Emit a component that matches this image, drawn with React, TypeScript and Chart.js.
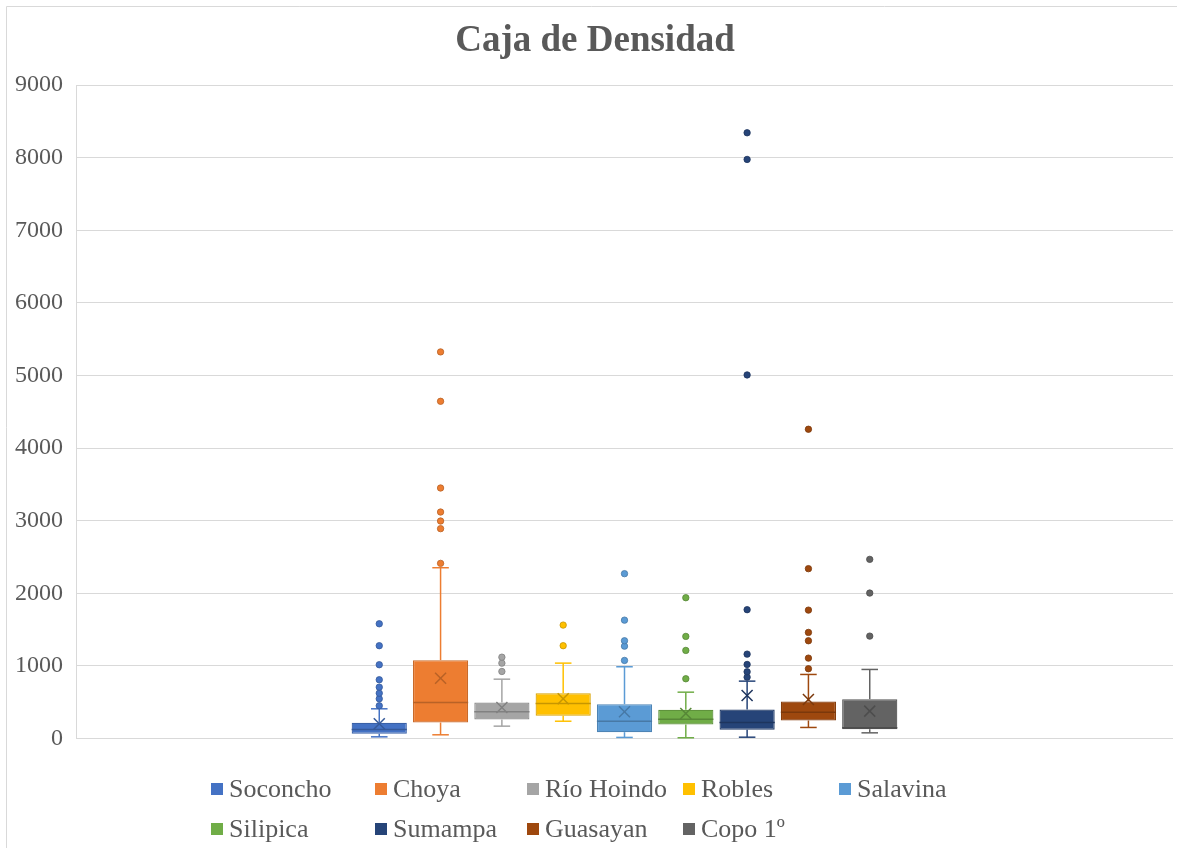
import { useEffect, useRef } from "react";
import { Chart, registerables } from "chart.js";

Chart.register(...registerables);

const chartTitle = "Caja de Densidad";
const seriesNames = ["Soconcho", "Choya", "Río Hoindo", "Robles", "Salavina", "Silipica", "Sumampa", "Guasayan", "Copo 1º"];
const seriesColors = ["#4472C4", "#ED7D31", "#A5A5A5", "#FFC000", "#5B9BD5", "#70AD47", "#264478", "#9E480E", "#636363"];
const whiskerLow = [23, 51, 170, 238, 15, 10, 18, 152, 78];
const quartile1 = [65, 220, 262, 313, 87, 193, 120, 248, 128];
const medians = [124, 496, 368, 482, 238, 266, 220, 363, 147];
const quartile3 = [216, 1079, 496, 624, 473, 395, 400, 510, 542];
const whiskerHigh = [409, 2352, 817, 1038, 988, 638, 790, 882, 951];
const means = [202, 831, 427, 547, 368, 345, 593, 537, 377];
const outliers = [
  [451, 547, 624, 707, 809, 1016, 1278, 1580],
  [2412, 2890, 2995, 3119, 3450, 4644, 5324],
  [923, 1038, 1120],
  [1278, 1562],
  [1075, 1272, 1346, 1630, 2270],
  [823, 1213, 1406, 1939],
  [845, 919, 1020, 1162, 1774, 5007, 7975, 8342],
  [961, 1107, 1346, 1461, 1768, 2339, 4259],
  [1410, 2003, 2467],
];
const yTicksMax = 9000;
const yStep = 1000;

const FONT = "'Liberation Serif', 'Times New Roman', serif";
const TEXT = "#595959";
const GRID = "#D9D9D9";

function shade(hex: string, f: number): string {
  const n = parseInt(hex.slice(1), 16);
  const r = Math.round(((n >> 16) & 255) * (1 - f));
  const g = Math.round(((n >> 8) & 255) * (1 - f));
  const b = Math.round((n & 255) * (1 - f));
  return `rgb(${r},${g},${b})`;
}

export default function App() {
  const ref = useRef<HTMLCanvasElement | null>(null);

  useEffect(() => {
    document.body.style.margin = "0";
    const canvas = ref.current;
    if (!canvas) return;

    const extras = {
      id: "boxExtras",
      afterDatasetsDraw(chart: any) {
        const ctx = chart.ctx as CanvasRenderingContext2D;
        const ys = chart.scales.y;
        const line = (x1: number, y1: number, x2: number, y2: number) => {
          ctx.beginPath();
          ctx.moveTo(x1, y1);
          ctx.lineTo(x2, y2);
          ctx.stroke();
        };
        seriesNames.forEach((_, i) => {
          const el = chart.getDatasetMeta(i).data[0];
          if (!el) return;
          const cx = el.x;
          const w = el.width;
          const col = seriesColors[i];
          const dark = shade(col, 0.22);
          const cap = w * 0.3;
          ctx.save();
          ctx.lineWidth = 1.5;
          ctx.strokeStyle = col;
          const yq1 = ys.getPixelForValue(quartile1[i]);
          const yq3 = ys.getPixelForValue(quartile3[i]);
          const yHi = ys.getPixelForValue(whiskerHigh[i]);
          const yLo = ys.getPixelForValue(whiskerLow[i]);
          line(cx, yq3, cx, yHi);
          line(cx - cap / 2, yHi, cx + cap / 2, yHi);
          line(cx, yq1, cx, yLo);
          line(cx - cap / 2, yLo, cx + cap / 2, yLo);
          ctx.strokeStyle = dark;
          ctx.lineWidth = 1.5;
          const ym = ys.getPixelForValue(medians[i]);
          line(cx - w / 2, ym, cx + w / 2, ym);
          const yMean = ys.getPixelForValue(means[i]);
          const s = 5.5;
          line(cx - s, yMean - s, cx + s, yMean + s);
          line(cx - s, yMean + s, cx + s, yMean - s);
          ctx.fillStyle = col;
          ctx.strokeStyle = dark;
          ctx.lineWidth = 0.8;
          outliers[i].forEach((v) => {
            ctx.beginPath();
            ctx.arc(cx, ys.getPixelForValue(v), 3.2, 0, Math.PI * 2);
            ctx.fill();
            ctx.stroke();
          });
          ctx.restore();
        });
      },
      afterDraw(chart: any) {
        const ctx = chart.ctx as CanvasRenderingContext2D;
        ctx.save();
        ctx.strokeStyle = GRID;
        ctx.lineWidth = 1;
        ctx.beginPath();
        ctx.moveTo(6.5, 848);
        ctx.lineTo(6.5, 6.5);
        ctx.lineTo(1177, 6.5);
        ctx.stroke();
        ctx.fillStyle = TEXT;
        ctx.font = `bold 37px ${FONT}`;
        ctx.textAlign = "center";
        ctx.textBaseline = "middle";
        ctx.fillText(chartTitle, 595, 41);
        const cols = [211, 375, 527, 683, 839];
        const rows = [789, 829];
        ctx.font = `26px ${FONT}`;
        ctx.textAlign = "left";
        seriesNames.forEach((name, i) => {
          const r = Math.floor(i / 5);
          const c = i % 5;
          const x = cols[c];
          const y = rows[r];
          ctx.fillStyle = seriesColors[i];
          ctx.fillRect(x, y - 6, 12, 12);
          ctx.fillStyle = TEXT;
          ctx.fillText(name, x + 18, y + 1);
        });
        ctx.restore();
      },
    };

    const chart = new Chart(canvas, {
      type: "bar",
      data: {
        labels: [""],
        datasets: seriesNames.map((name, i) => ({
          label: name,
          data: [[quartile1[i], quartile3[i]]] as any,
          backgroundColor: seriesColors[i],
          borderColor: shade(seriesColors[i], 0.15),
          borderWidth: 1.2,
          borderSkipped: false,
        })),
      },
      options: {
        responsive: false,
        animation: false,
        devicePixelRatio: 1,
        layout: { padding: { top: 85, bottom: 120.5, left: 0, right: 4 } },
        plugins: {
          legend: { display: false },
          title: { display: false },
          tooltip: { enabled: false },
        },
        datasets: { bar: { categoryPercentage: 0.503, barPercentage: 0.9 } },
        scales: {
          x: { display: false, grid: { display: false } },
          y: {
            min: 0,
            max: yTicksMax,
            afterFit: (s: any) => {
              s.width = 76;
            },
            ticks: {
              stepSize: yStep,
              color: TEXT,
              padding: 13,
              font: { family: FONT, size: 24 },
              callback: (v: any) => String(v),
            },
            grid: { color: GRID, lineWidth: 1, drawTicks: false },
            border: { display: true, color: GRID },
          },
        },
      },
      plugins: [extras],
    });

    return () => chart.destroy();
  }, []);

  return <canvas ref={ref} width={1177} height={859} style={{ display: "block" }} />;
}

· · · ·

EXERCISE DETAILS: Do not copy the pictures, but repeat every line exactly.

THE ANSWER:
Emit a component that matches this image, drawn with React, TypeScript and Chart.js.
import { useEffect, useRef } from "react";
import { Chart, registerables } from "chart.js";

Chart.register(...registerables);

const chartTitle = "Caja de Densidad";
const seriesNames = ["Soconcho", "Choya", "Río Hoindo", "Robles", "Salavina", "Silipica", "Sumampa", "Guasayan", "Copo 1º"];
const seriesColors = ["#4472C4", "#ED7D31", "#A5A5A5", "#FFC000", "#5B9BD5", "#70AD47", "#264478", "#9E480E", "#636363"];
const whiskerLow = [23, 51, 170, 238, 15, 10, 18, 152, 78];
const quartile1 = [65, 220, 262, 313, 87, 193, 120, 248, 128];
const medians = [124, 496, 368, 482, 238, 266, 220, 363, 147];
const quartile3 = [216, 1079, 496, 624, 473, 395, 400, 510, 542];
const whiskerHigh = [409, 2352, 817, 1038, 988, 638, 790, 882, 951];
const means = [202, 831, 427, 547, 368, 345, 593, 537, 377];
const outliers = [
  [451, 547, 624, 707, 809, 1016, 1278, 1580],
  [2412, 2890, 2995, 3119, 3450, 4644, 5324],
  [923, 1038, 1120],
  [1278, 1562],
  [1075, 1272, 1346, 1630, 2270],
  [823, 1213, 1406, 1939],
  [845, 919, 1020, 1162, 1774, 5007, 7975, 8342],
  [961, 1107, 1346, 1461, 1768, 2339, 4259],
  [1410, 2003, 2467],
];
const yTicksMax = 9000;
const yStep = 1000;

const FONT = "'Liberation Serif', 'Times New Roman', serif";
const TEXT = "#595959";
const GRID = "#D9D9D9";

function shade(hex: string, f: number): string {
  const n = parseInt(hex.slice(1), 16);
  const r = Math.round(((n >> 16) & 255) * (1 - f));
  const g = Math.round(((n >> 8) & 255) * (1 - f));
  const b = Math.round((n & 255) * (1 - f));
  return `rgb(${r},${g},${b})`;
}

export default function App() {
  const ref = useRef<HTMLCanvasElement | null>(null);

  useEffect(() => {
    document.body.style.margin = "0";
    const canvas = ref.current;
    if (!canvas) return;

    const extras = {
      id: "boxExtras",
      afterDatasetsDraw(chart: any) {
        const ctx = chart.ctx as CanvasRenderingContext2D;
        const ys = chart.scales.y;
        const line = (x1: number, y1: number, x2: number, y2: number) => {
          ctx.beginPath();
          ctx.moveTo(x1, y1);
          ctx.lineTo(x2, y2);
          ctx.stroke();
        };
        seriesNames.forEach((_, i) => {
          const el = chart.getDatasetMeta(i).data[0];
          if (!el) return;
          const cx = el.x;
          const w = el.width;
          const col = seriesColors[i];
          const dark = shade(col, 0.22);
          const cap = w * 0.3;
          ctx.save();
          ctx.lineWidth = 1.5;
          ctx.strokeStyle = col;
          const yq1 = ys.getPixelForValue(quartile1[i]);
          const yq3 = ys.getPixelForValue(quartile3[i]);
          const yHi = ys.getPixelForValue(whiskerHigh[i]);
          const yLo = ys.getPixelForValue(whiskerLow[i]);
          line(cx, yq3, cx, yHi);
          line(cx - cap / 2, yHi, cx + cap / 2, yHi);
          line(cx, yq1, cx, yLo);
          line(cx - cap / 2, yLo, cx + cap / 2, yLo);
          ctx.strokeStyle = dark;
          ctx.lineWidth = 1.5;
          const ym = ys.getPixelForValue(medians[i]);
          line(cx - w / 2, ym, cx + w / 2, ym);
          const yMean = ys.getPixelForValue(means[i]);
          const s = 5.5;
          line(cx - s, yMean - s, cx + s, yMean + s);
          line(cx - s, yMean + s, cx + s, yMean - s);
          ctx.fillStyle = col;
          ctx.strokeStyle = dark;
          ctx.lineWidth = 0.8;
          outliers[i].forEach((v) => {
            ctx.beginPath();
            ctx.arc(cx, ys.getPixelForValue(v), 3.2, 0, Math.PI * 2);
            ctx.fill();
            ctx.stroke();
          });
          ctx.restore();
        });
      },
      afterDraw(chart: any) {
        const ctx = chart.ctx as CanvasRenderingContext2D;
        ctx.save();
        ctx.strokeStyle = GRID;
        ctx.lineWidth = 1;
        ctx.beginPath();
        ctx.moveTo(6.5, 848);
        ctx.lineTo(6.5, 6.5);
        ctx.lineTo(1177, 6.5);
        ctx.stroke();
        ctx.fillStyle = TEXT;
        ctx.font = `bold 37px ${FONT}`;
        ctx.textAlign = "center";
        ctx.textBaseline = "middle";
        ctx.fillText(chartTitle, 595, 41);
        const cols = [211, 375, 527, 683, 839];
        const rows = [789, 829];
        ctx.font = `26px ${FONT}`;
        ctx.textAlign = "left";
        seriesNames.forEach((name, i) => {
          const r = Math.floor(i / 5);
          const c = i % 5;
          const x = cols[c];
          const y = rows[r];
          ctx.fillStyle = seriesColors[i];
          ctx.fillRect(x, y - 6, 12, 12);
          ctx.fillStyle = TEXT;
          ctx.fillText(name, x + 18, y + 1);
        });
        ctx.restore();
      },
    };

    const chart = new Chart(canvas, {
      type: "bar",
      data: {
        labels: [""],
        datasets: seriesNames.map((name, i) => ({
          label: name,
          data: [[quartile1[i], quartile3[i]]] as any,
          backgroundColor: seriesColors[i],
          borderColor: shade(seriesColors[i], 0.15),
          borderWidth: 1.2,
          borderSkipped: false,
        })),
      },
      options: {
        responsive: false,
        animation: false,
        devicePixelRatio: 1,
        layout: { padding: { top: 85, bottom: 120.5, left: 0, right: 4 } },
        plugins: {
          legend: { display: false },
          title: { display: false },
          tooltip: { enabled: false },
        },
        datasets: { bar: { categoryPercentage: 0.503, barPercentage: 0.9 } },
        scales: {
          x: { display: false, grid: { display: false } },
          y: {
            min: 0,
            max: yTicksMax,
            afterFit: (s: any) => {
              s.width = 76;
            },
            ticks: {
              stepSize: yStep,
              color: TEXT,
              padding: 13,
              font: { family: FONT, size: 24 },
              callback: (v: any) => String(v),
            },
            grid: { color: GRID, lineWidth: 1, drawTicks: false },
            border: { display: true, color: GRID },
          },
        },
      },
      plugins: [extras],
    });

    return () => chart.destroy();
  }, []);

  return <canvas ref={ref} width={1177} height={859} style={{ display: "block" }} />;
}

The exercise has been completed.